■ **Goal**
Begin at the top of the records below and return each line exactly through the line with "x_right = (618 - ML) / plot_w". Skip pictures.

■ **Records supplied**
⁂
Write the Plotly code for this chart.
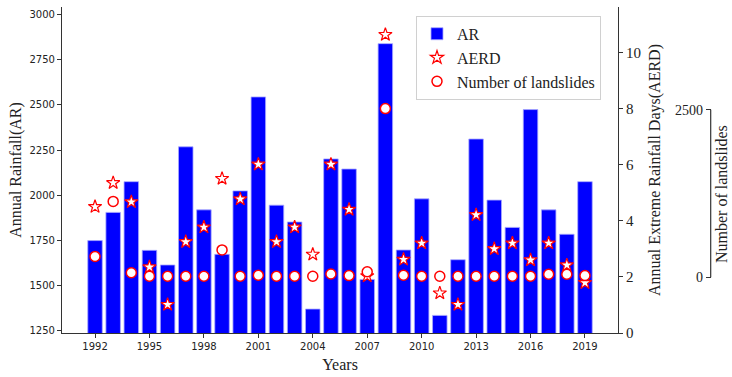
import plotly.graph_objects as go

years = list(range(1992, 2020))
annual_rainfall = [1749, 1905, 2075, 1695, 1614, 2268, 1919, 1673, 2024, 2544,
                   1945, 1852, 1370, 2201, 2145, 1534, 2839, 1697, 1980, 1335,
                   1643, 2311, 1973, 1822, 2474, 1919, 1784, 2075]
aerd = [4.50, 5.35, 4.67, 2.35, 1.01, 3.25, 3.77, 5.50, 4.77, 6.01,
        3.25, 3.77, 2.80, 6.01, 4.40, 2.03, 10.63, 2.62, 3.20, 1.42,
        1.01, 4.21, 3.00, 3.20, 2.60, 3.20, 2.42, 1.79]
landslides = [311, 1132, 67, 15, 15, 15, 15, 408, 15, 29,
              15, 15, 15, 48, 24, 82, 2518, 29, 15, 15,
              15, 15, 15, 15, 15, 44, 44, 24]
year_ticks = list(range(1992, 2020, 3))
ar_ticks = [1250, 1500, 1750, 2000, 2250, 2500, 2750, 3000]
aerd_ticks = [0, 2, 4, 6, 8, 10]
landslide_ticks = [0, 2500]

SERIF = "Liberation Serif"
SANS = "DejaVu Sans"
W, H = 732, 377
ML, MR, MT, MB = 62, 17, 7, 37
plot_w = W - ML - MR
x_right = (618 - ML) / plot_w

fig = go.Figure()
fig.add_trace(go.Bar(
    x=years, y=annual_rainfall, name="AR", width=0.8,
    marker=dict(color="#0000ff", line=dict(color="#a8a8ff", width=0.8)),
    yaxis="y", legendrank=1,
))
fig.add_trace(go.Scatter(
    x=years, y=landslides, name="Number of landslides", mode="markers",
    marker=dict(symbol="circle", size=10, color="white",
                line=dict(color="#ff0000", width=1.5)),
    yaxis="y3", legendrank=3,
))
fig.add_trace(go.Scatter(
    x=years, y=aerd, name="AERD", mode="markers",
    marker=dict(symbol="star", size=10, color="white",
                line=dict(color="#ff0000", width=1.2)),
    yaxis="y2", legendrank=2,
))

axis_common = dict(showgrid=False, zeroline=False, ticks="outside",
                   ticklen=4, tickcolor="#333", linecolor="#333", linewidth=1.2)

fig.update_layout(
    width=W, height=H,
    margin=dict(l=ML, r=MR, t=MT, b=MB),
    paper_bgcolor="white", plot_bgcolor="white",
    showlegend=True,
    legend=dict(x=(416 - ML) / plot_w, y=(340 - 16) / (H - MT - MB),
                xanchor="left", yanchor="top",
                bgcolor="white", bordercolor="#d0d0d0", borderwidth=1,
                font=dict(family=SERIF, size=16, color="#222"),
                traceorder="normal", itemwidth=30, tracegroupgap=0),
    xaxis=dict(domain=[0, x_right], range=[1990.18, 2020.82],
               tickvals=year_ticks, showline=True,
               tickfont=dict(family=SANS, size=10, color="#222"),
               title=dict(text="Years", standoff=7,
                          font=dict(family=SERIF, size=16, color="#222")),
               **axis_common),
    yaxis=dict(range=[1237.5, 3041.7], tickvals=ar_ticks, showline=True,
               tickfont=dict(family=SANS, size=10, color="#222"),
               title=dict(text="Annual Rainfall(AR)", standoff=3,
                          font=dict(family=SERIF, size=16, color="#222")),
               **axis_common),
    yaxis2=dict(overlaying="y", side="right", anchor="x",
                range=[0, 11.616], tickvals=aerd_ticks, showline=True,
                tickfont=dict(family=SERIF, size=15, color="#222"),
                title=dict(text="Annual Extreme Rainfall Days(AERD)", standoff=8,
                           font=dict(family=SERIF, size=16, color="#222")),
                **axis_common),
    yaxis3=dict(overlaying="y", side="left", anchor="free",
                position=(710.7 - ML) / plot_w,
                range=[-833, 4035], tickvals=landslide_ticks, showline=False,
                tickfont=dict(family=SERIF, size=14, color="#222"),
                showgrid=False, zeroline=False, ticks="outside", ticklen=5,
                tickcolor="#333"),
)

# spine of the landslide axis, spanning only the labelled range
spine_x = (710.7 - ML) / plot_w
fig.add_shape(type="line", xref="paper", yref="y3",
              x0=spine_x, x1=spine_x, y0=landslide_ticks[0], y1=landslide_ticks[-1],
              line=dict(color="#333", width=1.2))
fig.add_annotation(xref="paper", yref="y3", x=(731 - ML) / plot_w,
                   y=sum(landslide_ticks) / 2, text="Number of landslides",
                   textangle=-90, showarrow=False, xanchor="right", yanchor="middle",
                   borderpad=0, font=dict(family=SERIF, size=16, color="#222"))

fig.write_html("out.html")
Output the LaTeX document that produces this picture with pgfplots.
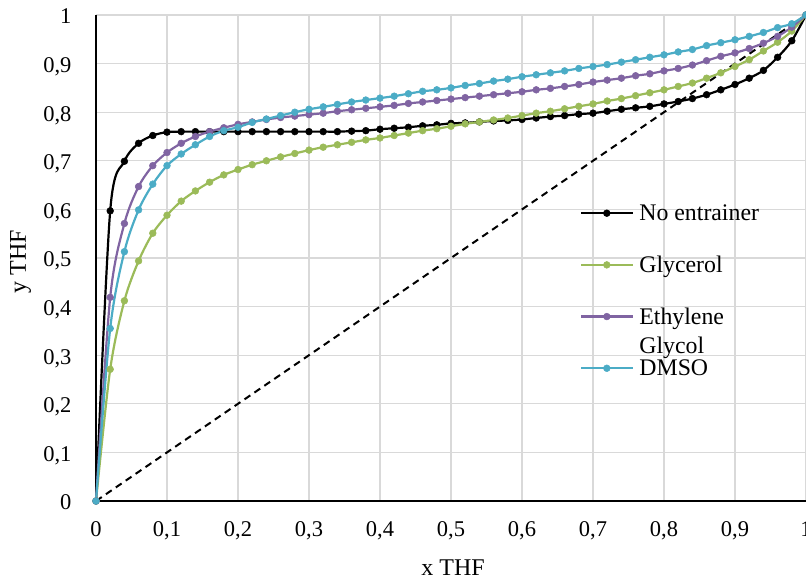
\documentclass[border=0pt]{standalone}
\usepackage{pgfplots}
\pgfplotsset{compat=1.18}
\usepackage{fontspec}
\setmainfont{Liberation Serif}
\definecolor{cBlack}{HTML}{000000}
\definecolor{cGreen}{HTML}{9BBB59}
\definecolor{cPurple}{HTML}{8064A2}
\definecolor{cCyan}{HTML}{4BACC6}
\definecolor{cGrid}{HTML}{D9D9D9}
\newcommand{\EG}{\begin{tabular}[t]{@{}l@{}}Ethylene\\Glycol\end{tabular}}
\begin{document}
\begin{tikzpicture}
\useasboundingbox (-96pt,-79pt) rectangle (710pt,501pt);
\clip (-96pt,-79pt) rectangle (710pt,501pt);
\begin{axis}[
  scale only axis, width=710pt, height=486pt,
  xmin=0, xmax=1, ymin=0, ymax=1,
  clip=false,
  axis x line*=bottom, axis y line*=left,
  axis line style={-, black, line width=1.6pt},
  xtick={0,0.1,0.2,0.3,0.4,0.5,0.6,0.7,0.8,0.9,1},
  ytick={0,0.1,0.2,0.3,0.4,0.5,0.6,0.7,0.8,0.9,1},
  major tick length=0pt, tick style={draw=none},
  grid=major, major grid style={draw=cGrid, line width=1.3pt},
  /pgf/number format/.cd, use comma, fixed, assume math mode=true, 1000 sep={},
  /pgfplots/.cd,
  tick label style={font=\fontsize{22.5}{27}\selectfont},
  xticklabel style={anchor=base, yshift=-36pt},
  yticklabel style={anchor=base east, xshift=-21pt, yshift=-9pt},
  xlabel={x THF}, ylabel={y THF},
  label style={font=\fontsize{24}{29}\selectfont},
  xlabel style={at={(axis description cs:0.503,-0.1523)}, anchor=base},
  ylabel style={at={(axis description cs:-0.0986,0.492)}, anchor=base},
  legend cell align=left,
  legend style={draw=none, fill=none, at={(axis description cs:0.6817,0.620)}, anchor=north west,
    inner sep=0pt, row sep=25.1pt, column sep=6pt,
    nodes={inner sep=0pt, text height=21pt, text depth=5.6pt, font=\fontsize{23.8}{29}\selectfont}},
  legend image code/.code={\draw[mark repeat=2,mark phase=2,#1] plot coordinates {(0pt,0pt) (25.5pt,0pt) (51pt,0pt)};},
  every axis plot/.append style={line width=2.2pt, mark=*, mark size=3.4pt, smooth, tension=0.5},
]
\addplot[black, line width=2pt, dash pattern=on 7pt off 5pt, mark=none, sharp plot, forget plot] coordinates {(0,0) (1,1)};
\addplot[cBlack, mark options={fill=cBlack, draw=cBlack, line width=0.5pt}] coordinates {
(0,0) (0.02,0.597) (0.04,0.699) (0.06,0.736) (0.08,0.752) (0.10,0.759) (0.12,0.760) (0.14,0.760)
(0.16,0.760) (0.18,0.760) (0.20,0.760) (0.22,0.760) (0.24,0.760) (0.26,0.760) (0.28,0.760) (0.30,0.760)
(0.32,0.760) (0.34,0.760) (0.36,0.761) (0.38,0.762) (0.40,0.765) (0.42,0.767) (0.44,0.769) (0.46,0.772)
(0.48,0.774) (0.50,0.777) (0.52,0.778) (0.54,0.780) (0.56,0.782) (0.58,0.783) (0.60,0.785) (0.62,0.788)
(0.64,0.791) (0.66,0.793) (0.68,0.796) (0.70,0.798) (0.72,0.802) (0.74,0.806) (0.76,0.809) (0.78,0.812)
(0.80,0.817) (0.82,0.822) (0.84,0.828) (0.86,0.836) (0.88,0.846) (0.90,0.857) (0.92,0.870) (0.94,0.886)
(0.96,0.913) (0.98,0.947) (1,1)};
\addlegendentry{No entrainer}
\addplot[cGreen, mark options={fill=cGreen, draw=cGreen, line width=0.5pt}] coordinates {
(0,0) (0.02,0.271) (0.04,0.412) (0.06,0.494) (0.08,0.551) (0.10,0.588) (0.12,0.617) (0.14,0.638)
(0.16,0.656) (0.18,0.671) (0.20,0.682) (0.22,0.692) (0.24,0.700) (0.26,0.708) (0.28,0.715) (0.30,0.722)
(0.32,0.728) (0.34,0.733) (0.36,0.738) (0.38,0.743) (0.40,0.747) (0.42,0.752) (0.44,0.757) (0.46,0.762)
(0.48,0.766) (0.50,0.771) (0.52,0.776) (0.54,0.780) (0.56,0.784) (0.58,0.788) (0.60,0.793) (0.62,0.798)
(0.64,0.802) (0.66,0.807) (0.68,0.812) (0.70,0.817) (0.72,0.823) (0.74,0.828) (0.76,0.834) (0.78,0.840)
(0.80,0.846) (0.82,0.853) (0.84,0.860) (0.86,0.870) (0.88,0.881) (0.90,0.894) (0.92,0.908) (0.94,0.926)
(0.96,0.944) (0.98,0.967) (1,1)};
\addlegendentry{Glycerol}
\addplot[cPurple, mark options={fill=cPurple, draw=cPurple, line width=0.5pt}] coordinates {
(0,0) (0.02,0.419) (0.04,0.571) (0.06,0.647) (0.08,0.690) (0.10,0.717) (0.12,0.736) (0.14,0.750)
(0.16,0.760) (0.18,0.768) (0.20,0.775) (0.22,0.780) (0.24,0.785) (0.26,0.789) (0.28,0.792) (0.30,0.795)
(0.32,0.798) (0.34,0.802) (0.36,0.805) (0.38,0.808) (0.40,0.811) (0.42,0.814) (0.44,0.818) (0.46,0.821)
(0.48,0.824) (0.50,0.827) (0.52,0.830) (0.54,0.833) (0.56,0.836) (0.58,0.839) (0.60,0.842) (0.62,0.846)
(0.64,0.849) (0.66,0.853) (0.68,0.857) (0.70,0.862) (0.72,0.866) (0.74,0.870) (0.76,0.875) (0.78,0.879)
(0.80,0.885) (0.82,0.890) (0.84,0.897) (0.86,0.906) (0.88,0.915) (0.90,0.922) (0.92,0.931) (0.94,0.942)
(0.96,0.956) (0.98,0.975) (1,1)};
\addlegendentry{\EG}
\addplot[cCyan, mark options={fill=cCyan, draw=cCyan, line width=0.5pt}] coordinates {
(0,0) (0.02,0.355) (0.04,0.513) (0.06,0.599) (0.08,0.652) (0.10,0.690) (0.12,0.714) (0.14,0.733)
(0.16,0.750) (0.18,0.762) (0.20,0.769) (0.22,0.779) (0.24,0.786) (0.26,0.793) (0.28,0.800) (0.30,0.806)
(0.32,0.811) (0.34,0.816) (0.36,0.821) (0.38,0.825) (0.40,0.829) (0.42,0.833) (0.44,0.838) (0.46,0.843)
(0.48,0.846) (0.50,0.850) (0.52,0.855) (0.54,0.859) (0.56,0.864) (0.58,0.868) (0.60,0.873) (0.62,0.877)
(0.64,0.881) (0.66,0.885) (0.68,0.890) (0.70,0.894) (0.72,0.898) (0.74,0.903) (0.76,0.908) (0.78,0.913)
(0.80,0.918) (0.82,0.924) (0.84,0.929) (0.86,0.937) (0.88,0.943) (0.90,0.949) (0.92,0.956) (0.94,0.964)
(0.96,0.974) (0.98,0.982) (1,1)};
\addlegendentry{DMSO}
\end{axis}
\end{tikzpicture}
\end{document}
⁂
■ **Solution below**
Write the Plotly code for this chart.
import plotly.graph_objects as go

years = list(range(1992, 2020))
annual_rainfall = [1749, 1905, 2075, 1695, 1614, 2268, 1919, 1673, 2024, 2544,
                   1945, 1852, 1370, 2201, 2145, 1534, 2839, 1697, 1980, 1335,
                   1643, 2311, 1973, 1822, 2474, 1919, 1784, 2075]
aerd = [4.50, 5.35, 4.67, 2.35, 1.01, 3.25, 3.77, 5.50, 4.77, 6.01,
        3.25, 3.77, 2.80, 6.01, 4.40, 2.03, 10.63, 2.62, 3.20, 1.42,
        1.01, 4.21, 3.00, 3.20, 2.60, 3.20, 2.42, 1.79]
landslides = [311, 1132, 67, 15, 15, 15, 15, 408, 15, 29,
              15, 15, 15, 48, 24, 82, 2518, 29, 15, 15,
              15, 15, 15, 15, 15, 44, 44, 24]
year_ticks = list(range(1992, 2020, 3))
ar_ticks = [1250, 1500, 1750, 2000, 2250, 2500, 2750, 3000]
aerd_ticks = [0, 2, 4, 6, 8, 10]
landslide_ticks = [0, 2500]

SERIF = "Liberation Serif"
SANS = "DejaVu Sans"
W, H = 732, 377
ML, MR, MT, MB = 62, 17, 7, 37
plot_w = W - ML - MR
x_right = (618 - ML) / plot_w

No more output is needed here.